+++ Provided records +++

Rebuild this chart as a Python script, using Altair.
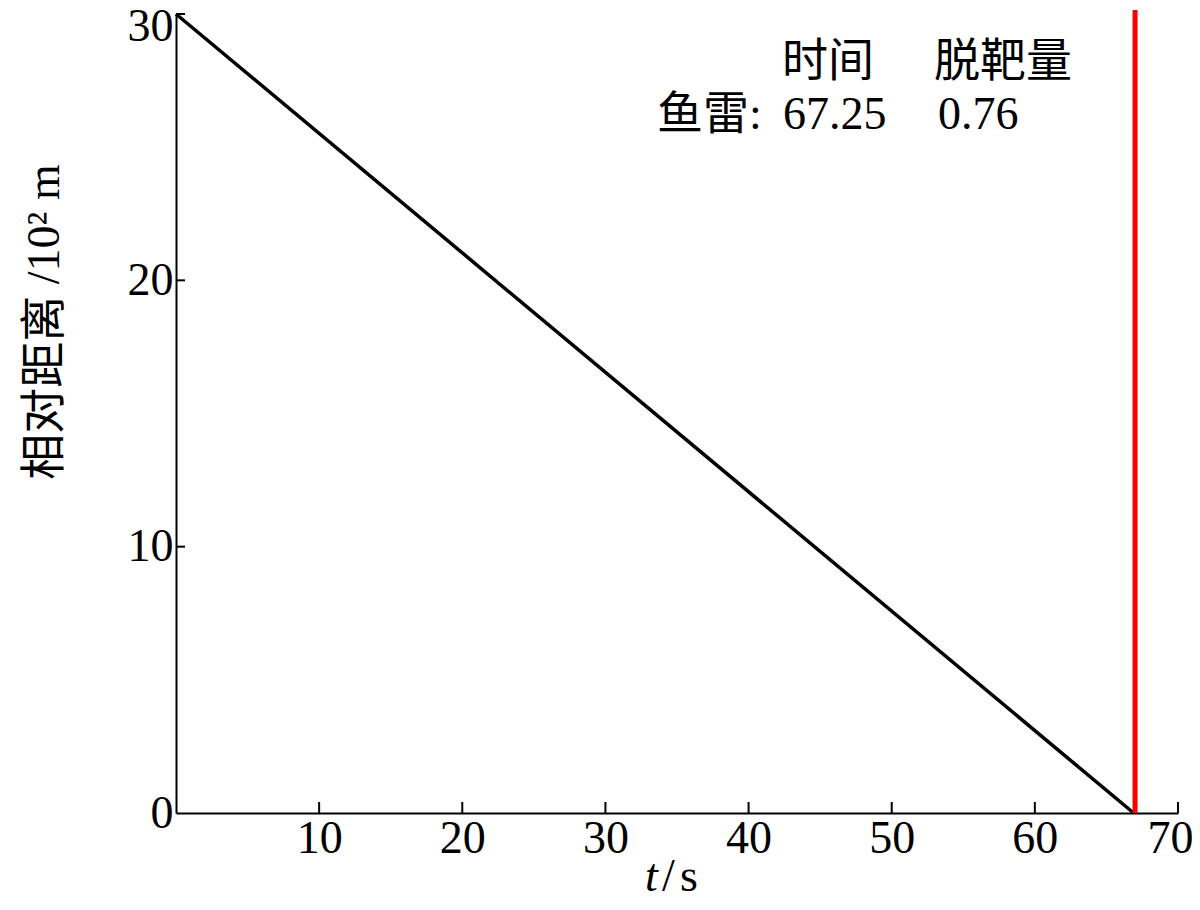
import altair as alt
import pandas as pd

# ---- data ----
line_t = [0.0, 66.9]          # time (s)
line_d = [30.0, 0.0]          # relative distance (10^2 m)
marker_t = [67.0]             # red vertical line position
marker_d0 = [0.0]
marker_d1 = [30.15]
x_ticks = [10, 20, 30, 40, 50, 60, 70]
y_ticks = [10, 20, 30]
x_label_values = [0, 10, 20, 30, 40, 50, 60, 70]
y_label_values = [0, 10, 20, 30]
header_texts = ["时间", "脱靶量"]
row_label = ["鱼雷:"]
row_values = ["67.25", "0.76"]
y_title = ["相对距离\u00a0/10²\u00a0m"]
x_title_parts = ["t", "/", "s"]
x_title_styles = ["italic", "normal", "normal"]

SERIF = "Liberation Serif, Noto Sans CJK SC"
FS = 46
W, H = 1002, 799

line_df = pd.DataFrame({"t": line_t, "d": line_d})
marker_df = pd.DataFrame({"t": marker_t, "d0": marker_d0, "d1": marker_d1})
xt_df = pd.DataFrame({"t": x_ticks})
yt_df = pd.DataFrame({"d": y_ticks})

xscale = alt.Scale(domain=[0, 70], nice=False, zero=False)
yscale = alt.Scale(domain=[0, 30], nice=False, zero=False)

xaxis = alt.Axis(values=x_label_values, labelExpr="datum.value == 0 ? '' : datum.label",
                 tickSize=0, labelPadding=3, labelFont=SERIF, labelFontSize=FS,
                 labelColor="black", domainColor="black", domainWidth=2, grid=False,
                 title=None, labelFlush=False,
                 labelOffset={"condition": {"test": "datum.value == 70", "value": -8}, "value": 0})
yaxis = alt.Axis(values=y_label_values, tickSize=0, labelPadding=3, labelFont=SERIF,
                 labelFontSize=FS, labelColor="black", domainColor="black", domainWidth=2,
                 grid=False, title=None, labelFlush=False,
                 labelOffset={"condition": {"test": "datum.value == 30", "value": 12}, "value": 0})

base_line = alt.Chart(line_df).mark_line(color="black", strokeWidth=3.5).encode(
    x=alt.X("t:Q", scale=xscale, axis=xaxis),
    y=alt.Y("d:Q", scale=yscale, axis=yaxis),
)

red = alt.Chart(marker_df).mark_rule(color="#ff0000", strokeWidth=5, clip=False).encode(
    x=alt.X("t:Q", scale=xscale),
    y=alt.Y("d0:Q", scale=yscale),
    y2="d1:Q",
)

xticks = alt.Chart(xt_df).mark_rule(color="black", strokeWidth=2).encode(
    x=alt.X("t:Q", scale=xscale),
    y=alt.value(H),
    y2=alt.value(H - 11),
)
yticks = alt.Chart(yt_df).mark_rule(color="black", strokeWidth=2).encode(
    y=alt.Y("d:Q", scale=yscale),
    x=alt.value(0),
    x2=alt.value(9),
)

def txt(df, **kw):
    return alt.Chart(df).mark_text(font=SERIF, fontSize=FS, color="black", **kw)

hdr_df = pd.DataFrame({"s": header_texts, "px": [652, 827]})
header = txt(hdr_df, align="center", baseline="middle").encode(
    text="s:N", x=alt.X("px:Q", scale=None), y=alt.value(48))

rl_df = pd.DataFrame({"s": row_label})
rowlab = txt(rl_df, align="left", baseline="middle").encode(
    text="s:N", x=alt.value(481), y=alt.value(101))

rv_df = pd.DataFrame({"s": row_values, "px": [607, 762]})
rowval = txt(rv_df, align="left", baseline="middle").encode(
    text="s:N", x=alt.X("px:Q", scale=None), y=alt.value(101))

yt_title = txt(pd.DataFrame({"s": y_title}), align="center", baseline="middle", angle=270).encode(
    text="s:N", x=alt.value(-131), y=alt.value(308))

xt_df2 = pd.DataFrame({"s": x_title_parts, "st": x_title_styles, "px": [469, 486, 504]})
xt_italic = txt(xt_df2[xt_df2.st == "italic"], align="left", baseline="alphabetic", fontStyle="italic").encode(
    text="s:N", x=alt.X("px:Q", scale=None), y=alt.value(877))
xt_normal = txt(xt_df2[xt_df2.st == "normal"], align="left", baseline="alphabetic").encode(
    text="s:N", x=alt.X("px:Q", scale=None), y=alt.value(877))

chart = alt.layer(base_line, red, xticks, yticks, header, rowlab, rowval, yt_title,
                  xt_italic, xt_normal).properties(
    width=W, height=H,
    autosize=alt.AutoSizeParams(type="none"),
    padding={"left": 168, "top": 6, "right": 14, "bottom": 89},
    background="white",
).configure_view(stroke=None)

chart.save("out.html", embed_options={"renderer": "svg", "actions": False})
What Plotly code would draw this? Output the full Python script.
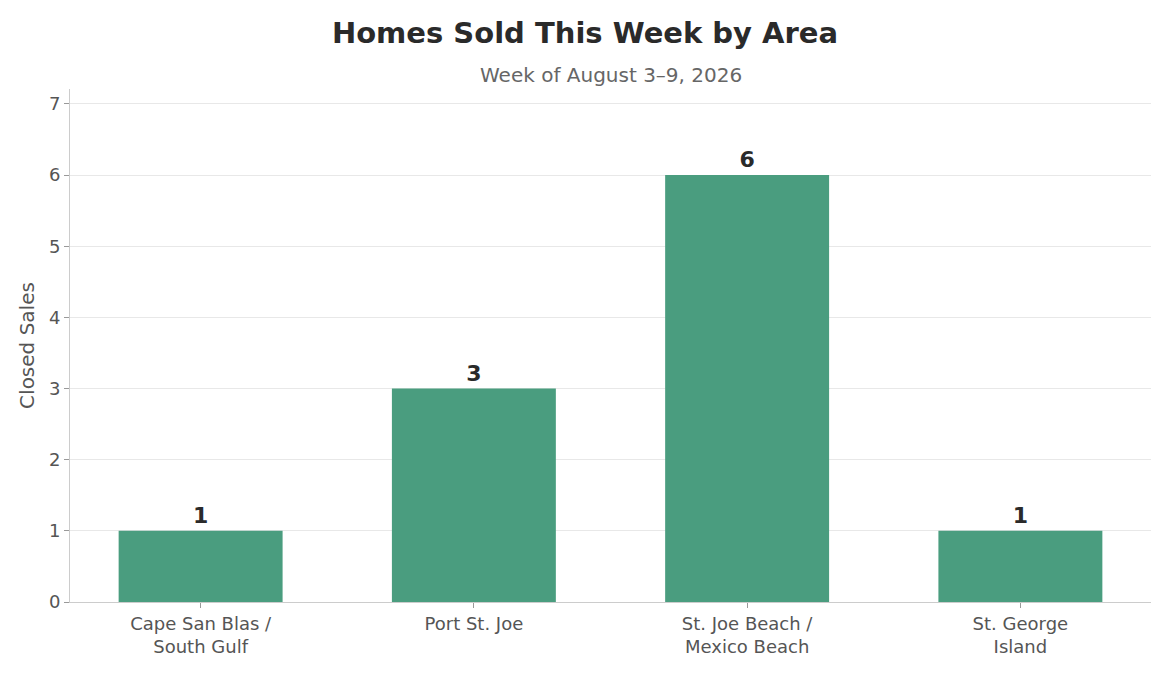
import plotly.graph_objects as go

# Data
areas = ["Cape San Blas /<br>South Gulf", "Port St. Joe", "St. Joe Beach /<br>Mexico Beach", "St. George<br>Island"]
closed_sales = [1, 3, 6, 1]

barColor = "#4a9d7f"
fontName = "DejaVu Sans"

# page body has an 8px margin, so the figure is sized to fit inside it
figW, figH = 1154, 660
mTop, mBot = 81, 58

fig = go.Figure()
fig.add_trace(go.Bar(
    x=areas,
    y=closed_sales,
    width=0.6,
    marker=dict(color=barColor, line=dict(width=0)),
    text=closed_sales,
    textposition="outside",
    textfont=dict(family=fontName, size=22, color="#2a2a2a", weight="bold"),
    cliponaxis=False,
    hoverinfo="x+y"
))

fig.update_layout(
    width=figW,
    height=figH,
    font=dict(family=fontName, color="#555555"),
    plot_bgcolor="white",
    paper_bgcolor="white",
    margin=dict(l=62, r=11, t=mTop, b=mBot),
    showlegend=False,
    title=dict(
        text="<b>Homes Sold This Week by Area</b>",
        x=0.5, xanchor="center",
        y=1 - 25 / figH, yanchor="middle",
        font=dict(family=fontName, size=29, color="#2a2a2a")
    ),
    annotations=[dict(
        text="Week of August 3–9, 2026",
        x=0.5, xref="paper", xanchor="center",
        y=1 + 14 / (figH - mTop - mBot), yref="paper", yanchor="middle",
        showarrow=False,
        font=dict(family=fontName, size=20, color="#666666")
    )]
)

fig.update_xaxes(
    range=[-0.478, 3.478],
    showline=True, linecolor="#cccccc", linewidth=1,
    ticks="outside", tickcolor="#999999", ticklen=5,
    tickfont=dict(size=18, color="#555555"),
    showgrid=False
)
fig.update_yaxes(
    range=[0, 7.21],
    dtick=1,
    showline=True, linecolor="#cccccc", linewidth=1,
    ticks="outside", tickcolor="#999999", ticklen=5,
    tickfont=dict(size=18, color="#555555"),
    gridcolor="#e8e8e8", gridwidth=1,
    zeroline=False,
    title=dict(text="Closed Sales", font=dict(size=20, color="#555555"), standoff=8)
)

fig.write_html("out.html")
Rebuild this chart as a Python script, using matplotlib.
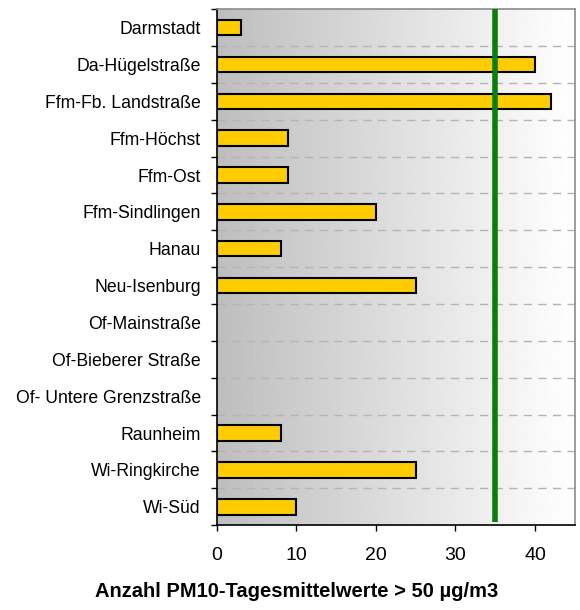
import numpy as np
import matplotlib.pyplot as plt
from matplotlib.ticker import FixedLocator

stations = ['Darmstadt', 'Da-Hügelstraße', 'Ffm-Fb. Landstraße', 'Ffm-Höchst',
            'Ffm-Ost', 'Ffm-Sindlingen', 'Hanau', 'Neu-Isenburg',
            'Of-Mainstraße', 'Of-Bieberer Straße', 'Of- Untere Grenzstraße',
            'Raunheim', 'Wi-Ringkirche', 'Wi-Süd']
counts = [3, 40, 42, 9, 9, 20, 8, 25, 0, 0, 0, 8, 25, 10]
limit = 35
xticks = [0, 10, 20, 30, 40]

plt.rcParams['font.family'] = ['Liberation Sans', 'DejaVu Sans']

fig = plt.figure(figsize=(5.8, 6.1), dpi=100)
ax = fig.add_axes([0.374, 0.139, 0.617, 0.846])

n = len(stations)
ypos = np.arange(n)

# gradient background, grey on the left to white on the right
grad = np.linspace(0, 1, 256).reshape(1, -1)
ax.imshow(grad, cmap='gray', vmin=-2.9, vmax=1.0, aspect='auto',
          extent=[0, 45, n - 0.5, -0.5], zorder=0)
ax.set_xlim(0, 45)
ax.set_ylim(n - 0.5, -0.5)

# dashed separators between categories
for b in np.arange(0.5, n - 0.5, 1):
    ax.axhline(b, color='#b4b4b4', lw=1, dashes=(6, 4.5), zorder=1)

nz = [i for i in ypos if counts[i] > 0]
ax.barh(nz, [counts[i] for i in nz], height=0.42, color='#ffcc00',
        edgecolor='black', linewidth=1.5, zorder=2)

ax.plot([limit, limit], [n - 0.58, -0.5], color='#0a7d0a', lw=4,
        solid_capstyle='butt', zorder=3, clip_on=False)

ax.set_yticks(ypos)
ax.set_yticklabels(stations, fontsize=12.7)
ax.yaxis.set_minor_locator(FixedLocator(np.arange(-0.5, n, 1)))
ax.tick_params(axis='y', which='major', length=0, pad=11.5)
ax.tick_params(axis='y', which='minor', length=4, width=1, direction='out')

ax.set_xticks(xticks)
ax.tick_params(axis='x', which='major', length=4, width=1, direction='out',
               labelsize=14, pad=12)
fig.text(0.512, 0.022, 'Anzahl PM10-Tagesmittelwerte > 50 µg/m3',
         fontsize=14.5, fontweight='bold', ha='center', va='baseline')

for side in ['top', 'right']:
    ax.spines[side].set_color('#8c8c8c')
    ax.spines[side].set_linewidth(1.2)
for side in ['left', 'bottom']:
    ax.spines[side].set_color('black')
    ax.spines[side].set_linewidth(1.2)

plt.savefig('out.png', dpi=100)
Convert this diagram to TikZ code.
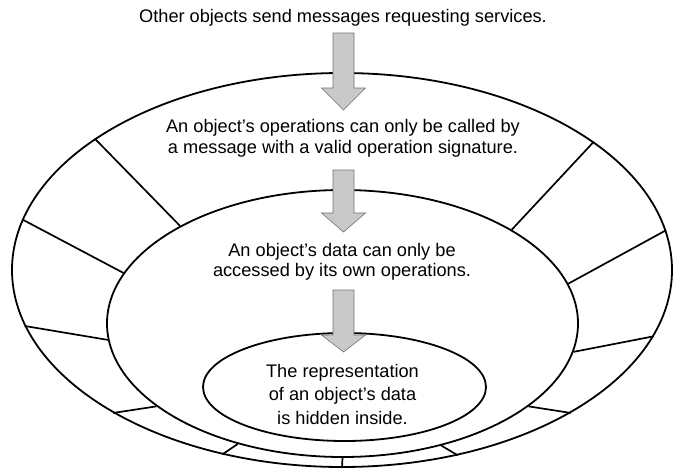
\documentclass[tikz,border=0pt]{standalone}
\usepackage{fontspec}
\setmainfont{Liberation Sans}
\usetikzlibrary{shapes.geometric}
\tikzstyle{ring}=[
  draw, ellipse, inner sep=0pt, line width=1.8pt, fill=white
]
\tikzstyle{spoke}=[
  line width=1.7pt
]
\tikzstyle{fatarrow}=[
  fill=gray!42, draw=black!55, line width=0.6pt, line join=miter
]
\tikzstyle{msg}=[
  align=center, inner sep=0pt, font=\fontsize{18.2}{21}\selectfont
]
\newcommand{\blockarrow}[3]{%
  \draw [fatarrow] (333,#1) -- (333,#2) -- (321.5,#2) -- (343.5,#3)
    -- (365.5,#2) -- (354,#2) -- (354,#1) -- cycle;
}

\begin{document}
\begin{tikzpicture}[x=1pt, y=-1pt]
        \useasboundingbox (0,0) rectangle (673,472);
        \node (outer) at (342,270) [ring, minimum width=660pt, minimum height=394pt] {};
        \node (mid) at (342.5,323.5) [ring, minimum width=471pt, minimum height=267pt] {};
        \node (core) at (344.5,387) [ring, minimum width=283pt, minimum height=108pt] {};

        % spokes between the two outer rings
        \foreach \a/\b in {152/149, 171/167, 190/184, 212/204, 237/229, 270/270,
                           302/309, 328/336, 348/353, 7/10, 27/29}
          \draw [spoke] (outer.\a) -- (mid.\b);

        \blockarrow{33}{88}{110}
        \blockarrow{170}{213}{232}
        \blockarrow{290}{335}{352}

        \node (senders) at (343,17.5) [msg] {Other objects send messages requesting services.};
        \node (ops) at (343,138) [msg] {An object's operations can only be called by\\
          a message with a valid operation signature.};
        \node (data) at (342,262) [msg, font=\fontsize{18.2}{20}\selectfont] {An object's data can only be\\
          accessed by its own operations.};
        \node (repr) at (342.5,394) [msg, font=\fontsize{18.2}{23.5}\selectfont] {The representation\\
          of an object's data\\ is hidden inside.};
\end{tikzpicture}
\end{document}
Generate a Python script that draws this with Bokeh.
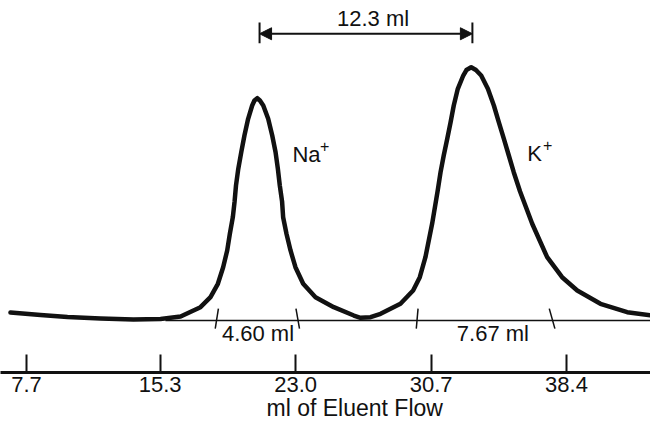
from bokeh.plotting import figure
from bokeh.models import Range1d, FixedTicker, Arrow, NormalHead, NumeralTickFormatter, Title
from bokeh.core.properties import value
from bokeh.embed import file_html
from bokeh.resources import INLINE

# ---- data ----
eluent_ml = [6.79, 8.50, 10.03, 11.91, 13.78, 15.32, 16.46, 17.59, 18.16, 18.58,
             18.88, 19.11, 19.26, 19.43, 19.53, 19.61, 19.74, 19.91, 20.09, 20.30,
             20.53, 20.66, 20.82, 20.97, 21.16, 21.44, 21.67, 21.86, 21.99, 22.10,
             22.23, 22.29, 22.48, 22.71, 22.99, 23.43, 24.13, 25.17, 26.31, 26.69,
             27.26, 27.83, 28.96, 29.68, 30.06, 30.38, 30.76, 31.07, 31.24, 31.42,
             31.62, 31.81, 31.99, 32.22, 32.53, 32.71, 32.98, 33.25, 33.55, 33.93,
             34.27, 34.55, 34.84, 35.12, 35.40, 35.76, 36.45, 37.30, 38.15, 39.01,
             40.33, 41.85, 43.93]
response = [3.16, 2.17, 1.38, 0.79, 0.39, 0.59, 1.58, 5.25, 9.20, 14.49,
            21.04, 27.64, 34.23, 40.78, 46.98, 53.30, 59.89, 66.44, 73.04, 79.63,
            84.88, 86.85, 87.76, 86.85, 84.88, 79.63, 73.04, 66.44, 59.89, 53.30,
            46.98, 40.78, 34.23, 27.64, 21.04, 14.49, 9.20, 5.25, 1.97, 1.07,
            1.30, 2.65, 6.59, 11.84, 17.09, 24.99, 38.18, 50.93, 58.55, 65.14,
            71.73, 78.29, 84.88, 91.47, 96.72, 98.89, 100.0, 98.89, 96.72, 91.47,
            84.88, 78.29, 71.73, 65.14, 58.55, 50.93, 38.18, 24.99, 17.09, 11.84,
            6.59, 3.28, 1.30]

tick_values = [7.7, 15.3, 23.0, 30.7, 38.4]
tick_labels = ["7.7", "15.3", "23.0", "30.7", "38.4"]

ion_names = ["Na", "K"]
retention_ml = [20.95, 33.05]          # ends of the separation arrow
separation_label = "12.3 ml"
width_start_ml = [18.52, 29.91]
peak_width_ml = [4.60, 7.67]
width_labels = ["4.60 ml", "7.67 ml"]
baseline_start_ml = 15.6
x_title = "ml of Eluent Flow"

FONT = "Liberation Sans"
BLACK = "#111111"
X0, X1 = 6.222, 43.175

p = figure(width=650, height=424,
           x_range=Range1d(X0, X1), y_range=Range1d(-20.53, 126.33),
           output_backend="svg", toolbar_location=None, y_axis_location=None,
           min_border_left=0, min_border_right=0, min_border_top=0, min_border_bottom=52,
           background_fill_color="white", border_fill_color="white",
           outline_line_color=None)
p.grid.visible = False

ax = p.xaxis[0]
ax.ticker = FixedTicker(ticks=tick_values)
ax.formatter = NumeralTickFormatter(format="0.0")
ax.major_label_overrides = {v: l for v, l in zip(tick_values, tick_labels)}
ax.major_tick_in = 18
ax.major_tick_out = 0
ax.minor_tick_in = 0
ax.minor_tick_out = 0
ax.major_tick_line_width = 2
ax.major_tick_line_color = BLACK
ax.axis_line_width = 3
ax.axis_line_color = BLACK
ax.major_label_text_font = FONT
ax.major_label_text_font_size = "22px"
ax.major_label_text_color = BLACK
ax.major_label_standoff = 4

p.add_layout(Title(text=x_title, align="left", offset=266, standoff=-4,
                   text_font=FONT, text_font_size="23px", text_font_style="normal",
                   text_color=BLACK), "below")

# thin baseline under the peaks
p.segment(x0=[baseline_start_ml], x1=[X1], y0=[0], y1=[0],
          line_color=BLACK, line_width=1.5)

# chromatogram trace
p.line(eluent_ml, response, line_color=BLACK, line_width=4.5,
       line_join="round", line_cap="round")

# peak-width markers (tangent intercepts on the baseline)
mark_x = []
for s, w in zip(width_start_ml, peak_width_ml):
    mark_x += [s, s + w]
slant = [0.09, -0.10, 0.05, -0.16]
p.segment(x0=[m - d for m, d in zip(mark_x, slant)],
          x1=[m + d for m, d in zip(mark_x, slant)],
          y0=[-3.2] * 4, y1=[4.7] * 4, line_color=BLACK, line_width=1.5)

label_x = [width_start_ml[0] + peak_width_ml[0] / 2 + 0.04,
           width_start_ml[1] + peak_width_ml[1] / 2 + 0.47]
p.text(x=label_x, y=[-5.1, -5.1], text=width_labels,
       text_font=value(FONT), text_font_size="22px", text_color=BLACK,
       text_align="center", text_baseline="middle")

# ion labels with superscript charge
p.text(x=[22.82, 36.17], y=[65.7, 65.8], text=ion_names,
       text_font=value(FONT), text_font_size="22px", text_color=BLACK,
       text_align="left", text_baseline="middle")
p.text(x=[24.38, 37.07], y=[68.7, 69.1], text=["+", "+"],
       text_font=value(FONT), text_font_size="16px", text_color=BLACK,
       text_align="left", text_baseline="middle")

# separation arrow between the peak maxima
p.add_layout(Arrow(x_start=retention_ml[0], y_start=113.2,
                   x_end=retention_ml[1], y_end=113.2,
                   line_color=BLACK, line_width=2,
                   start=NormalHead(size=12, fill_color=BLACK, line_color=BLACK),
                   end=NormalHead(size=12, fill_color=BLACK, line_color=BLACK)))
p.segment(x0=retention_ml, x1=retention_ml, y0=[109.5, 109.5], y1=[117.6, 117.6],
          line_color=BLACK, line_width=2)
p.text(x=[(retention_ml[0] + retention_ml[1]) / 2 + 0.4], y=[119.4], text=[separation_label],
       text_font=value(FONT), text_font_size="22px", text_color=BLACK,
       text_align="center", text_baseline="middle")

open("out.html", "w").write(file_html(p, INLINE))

+++

Objective. Return only the lines running from the start of the entries above to the line that contains "import pandas as pd", inclusive, and omit every picture.

Output below.
Rebuild this chart as a Python script, using Altair.
import altair as alt
import pandas as pd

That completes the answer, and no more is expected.